Can anyone give a hint?

Note: The series can be rewritten as $\sum_{n=1}^\infty d(n)z^n$, where $d(n)$ is the number of positive divisors of $n$. (Maybe it is helpless.)

  • $\begingroup$ Hint: What happens to your function near roots of unity? $\endgroup$ – BigMathTimes Jul 2 '15 at 16:03
  • $\begingroup$ If $|z|=1$ then we can write $z= e^{i x}$ for some real $x$. Show that $\frac{z^n}{1-z^n} = \frac{1}{2}\frac{\cos(nx) - \cos(2nx)}{1 - \cos(nx)} + \frac{i}{2}\frac{\sin(nx) - \sin(2nx)}{1 - \cos(nx)} = a_n + i b_n$ and note that the sum converge if and only if both $\sum a_n$ and $\sum b_n$ converge. A useful fact: if $\sum a_n$ converge then we must have $\lim_{n\to\infty} a_n = 0$. Is this the case for any $x$? $\endgroup$ – Winther Jul 2 '15 at 16:16
  • 1
    $\begingroup$ @Winther Yes the series diverges at evey point on the boundary. That's also true of $f(z) = \sum z^n.$ But $f(z) = 1/(1-z)$ in the disc, so $f$ extends to be holomorphic in $\mathbb C \setminus \{1\}.$ Thus a badly behaved series at every point on the boundary does not imply it's a natural boundary for that series. $\endgroup$ – zhw. Jul 3 '15 at 3:47
  • $\begingroup$ @zhw. Yes, I misread the question, thought it was about convergence. Thanks for pointing it out. $\endgroup$ – Winther Jul 3 '15 at 9:06
  • $\begingroup$ @BryanBrown: Would you please elaborate? I tried playing around with that suggestion, but didn't get anywhere (except trivially for $z=1$). $\endgroup$ – Matt Rosenzweig Jul 3 '15 at 14:22

Let $z_{r}=re^{2\pi ip/q}$, where $p$ and $q>1$ are coprime integers and $0<r<1$. We will show that

\begin{align*} \lim_{r\rightarrow 1^{-}}\left(1-r\right)\left|f(z_{r})\right|=+\infty, \tag{1} \end{align*}

whence $f$ admits no analytic continuation $g$ in a neighborhood of $z=e^{2\pi i p/q}$, since that would imply

\begin{align*} \lim_{r\rightarrow 1^{-}}\left(1-r\right)\left|f(z_{r})\right|=\lim_{r\rightarrow 1^{-}}\left(1-r\right)\left|g(z_{r})\right|=0, \end{align*} by the continuity of $g$ at $z$. That the unit circle is the natural boundary of $f$ then follows, since the roots of unity are a dense subset of the unit circle, and the set of singular points is closed.

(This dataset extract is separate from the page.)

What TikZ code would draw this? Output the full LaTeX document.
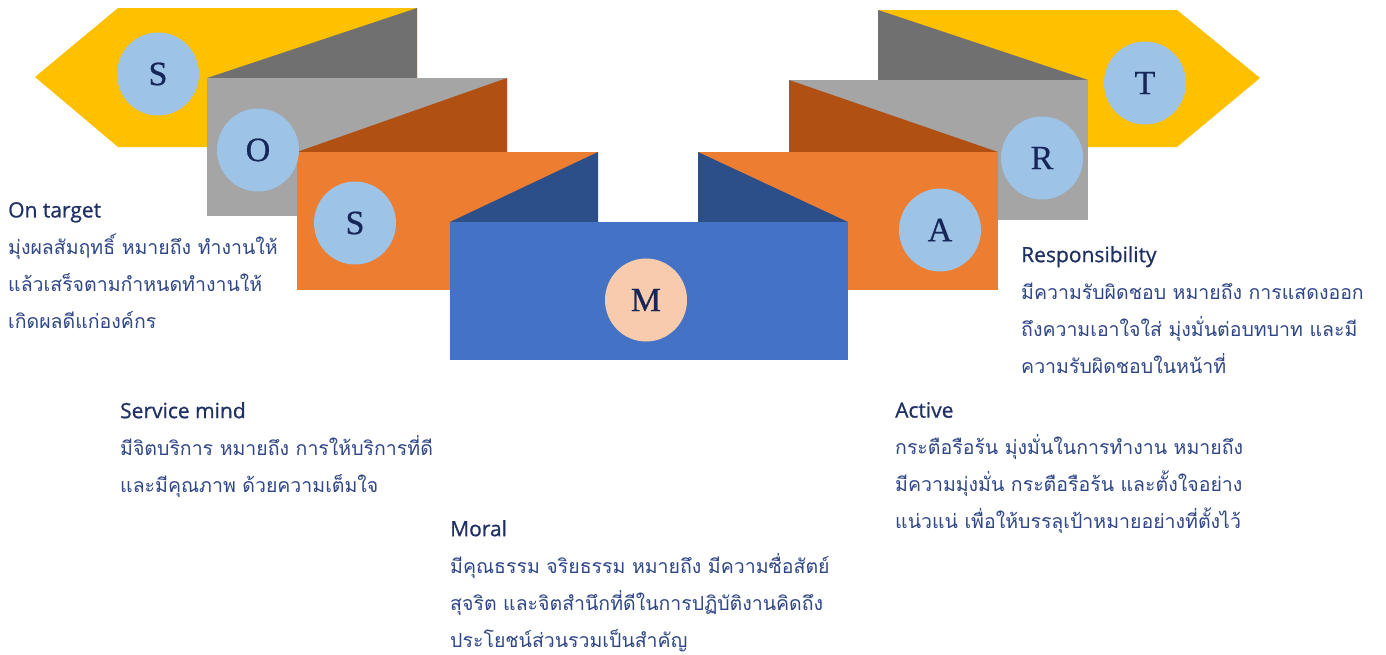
\documentclass[tikz,border=0pt]{standalone}
\usepackage{fontspec}
\usepackage{xcolor}
\usepackage{tikz}
\usetikzlibrary{shapes.geometric, positioning, calc}
\setmainfont{Open Sans}
\newfontfamily\headfont[FakeBold=0.8]{Open Sans}
\newfontfamily\thaifont[Script=Thai]{Loma}
\newfontfamily\letterfont[FakeBold=0.6]{Liberation Serif}
\definecolor{foldyellow}{RGB}{255, 192, 0}
\definecolor{foldgray}{RGB}{165, 165, 165}
\definecolor{foldgraydark}{RGB}{112, 112, 112}
\definecolor{foldorange}{RGB}{237, 125, 49}
\definecolor{foldorangedark}{RGB}{176, 80, 18}
\definecolor{foldblue}{RGB}{68, 114, 196}
\definecolor{foldbluedark}{RGB}{44, 78, 137}
\definecolor{badgeblue}{RGB}{157, 195, 230}
\definecolor{badgepeach}{RGB}{248, 203, 173}
\definecolor{letternavy}{RGB}{22, 38, 88}
\definecolor{navytext}{RGB}{31, 48, 100}
\definecolor{bodytext}{RGB}{47, 70, 135}

\newcommand{\headline}[1]{{\headfont\fontsize{21}{37}\selectfont\color{navytext}#1}}

\begin{document}
\begin{tikzpicture}[x=1pt, y=-1pt,
    badge/.style={ellipse, fill=badgeblue, minimum width=82, minimum height=83, inner sep=0pt,
        text=letternavy, font=\letterfont\fontsize{34}{34}\selectfont},
    desc/.style={anchor=north west, inner sep=0pt, align=left, text=bodytext,
        font=\thaifont\fontsize{19.5}{37}\selectfont}]
    \useasboundingbox (0,0) rectangle (1386,654);

    % left side, back to front
    \fill[foldyellow] (35,77) -- (118,8) -- (417,8) -- (417,147) -- (118,147) -- cycle;
    \fill[foldgraydark] (207,78) -- (417,8) -- (417,78) -- cycle;
    \fill[foldgray] (207,78) rectangle (507,216);
    \fill[foldorangedark] (297,152) -- (507,78) -- (507,152) -- cycle;
    \fill[foldorange] (297,152) rectangle (598,290);
    \fill[foldbluedark] (450,222) -- (598,152) -- (598,222) -- cycle;

    % right side, back to front
    \fill[foldyellow] (1260,78) -- (1177,10) -- (878,10) -- (878,147) -- (1177,147) -- cycle;
    \fill[foldgraydark] (1088,80) -- (878,10) -- (878,80) -- cycle;
    \fill[foldgray] (789,80) rectangle (1088,220);
    \fill[foldorangedark] (998,152) -- (789,80) -- (789,152) -- cycle;
    \fill[foldorange] (698,152) rectangle (998,290);
    \fill[foldbluedark] (848,222) -- (698,152) -- (698,222) -- cycle;

    % middle panel
    \fill[foldblue] (450,222) rectangle (848,360);

    % letters
    \foreach \name/\letter/\cx/\cy in {s1/S/158/74, o/O/258/150, s2/S/355/223,
                                        t/T/1145/83, r/R/1042/158, a/A/940/230} {
        \node[badge] (\name) at (\cx,\cy) {\letter};
    }
    \node[badge, fill=badgepeach] (m) at (646,300) {M};

    % texts
    \node[desc] (ontarget) at (8,202)
        {\headline{On target}\\มุ่งผลสัมฤทธิ์ หมายถึง ทำงานให้\\แล้วเสร็จตามกำหนดทำงานให้\\เกิดผลดีแก่องค์กร};

    \node[desc] (service) at (120,402)
        {\headline{Service mind}\\มีจิตบริการ หมายถึง การให้บริการที่ดี\\และมีคุณภาพ ด้วยความเต็มใจ};

    \node[desc] (moral) at (450,520)
        {\headline{Moral}\\มีคุณธรรม จริยธรรม หมายถึง มีความซื่อสัตย์\\สุจริต และจิตสำนึกที่ดีในการปฏิบัติงานคิดถึง\\ประโยชน์ส่วนรวมเป็นสำคัญ};

    \node[desc] (responsibility) at (1021,246)
        {\headline{Responsibility}\\มีความรับผิดชอบ หมายถึง การแสดงออก\\ถึงความเอาใจใส่ มุ่งมั่นต่อบทบาท และมี\\ความรับผิดชอบในหน้าที่};

    \node[desc] (active) at (895,402)
        {\headline{Active}\\กระตือรือร้น มุ่งมั่นในการทำงาน หมายถึง\\มีความมุ่งมั่น กระตือรือร้น และตั้งใจอย่าง\\แน่วแน่ เพื่อให้บรรลุเป้าหมายอย่างที่ตั้งไว้};
\end{tikzpicture}
\end{document}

Decompose the series giving $f(z)$ as

\begin{align*} f(z)=\sum_{{n\geq 1}\atop{n\equiv 0\pmod{q}}}\dfrac{z^{n}}{1-z^{n}}+\sum_{{n\geq 1}\atop {n\not\equiv 0\pmod{q}}}\dfrac{z^{n}}{1-z^{n}}, \qquad\left|z\right|<1 \tag{2} \end{align*}

We estimate the modulus of the first series first. Observe that \begin{align*} \left|\sum_{{n\geq 1}\atop{n\equiv 0\pmod{q}}}\dfrac{z^{n}}{1-z^{n}}\right|=\sum_{m=1}^{\infty}\dfrac{r^{qm}}{1-r^{qm}}, \end{align*}


\begin{align*} \left(1-r\right)\sum_{m=1}^{\infty}\dfrac{r^{qm}}{1-r^{qm}}&=\dfrac{1-r}{1-r^{q}}\sum_{m=1}^{\infty}\dfrac{1-r^{q}}{1-r^{qm}} r^{mq}\\ &=\dfrac{1}{1+r+\cdots+r^{q-1}}\sum_{m=1}^{\infty}\dfrac{r^{mq}}{1+r^{q}+\cdots+r^{(m-1)q}} \tag{3}\\ &\geq\dfrac{1}{q}\sum_{m=1}^{\infty}\dfrac{r^{mq}}{m}\\ &=\dfrac{-\ln\left|1-r^{q}\right|}{q}=q^{-1}\ln\left|\dfrac{1}{1-r^{q}}\right| \tag{4} \end{align*}

where we use the geometric series formula in (2) and the Taylor expansion of $\ln\left|1+z\right|$ in (4).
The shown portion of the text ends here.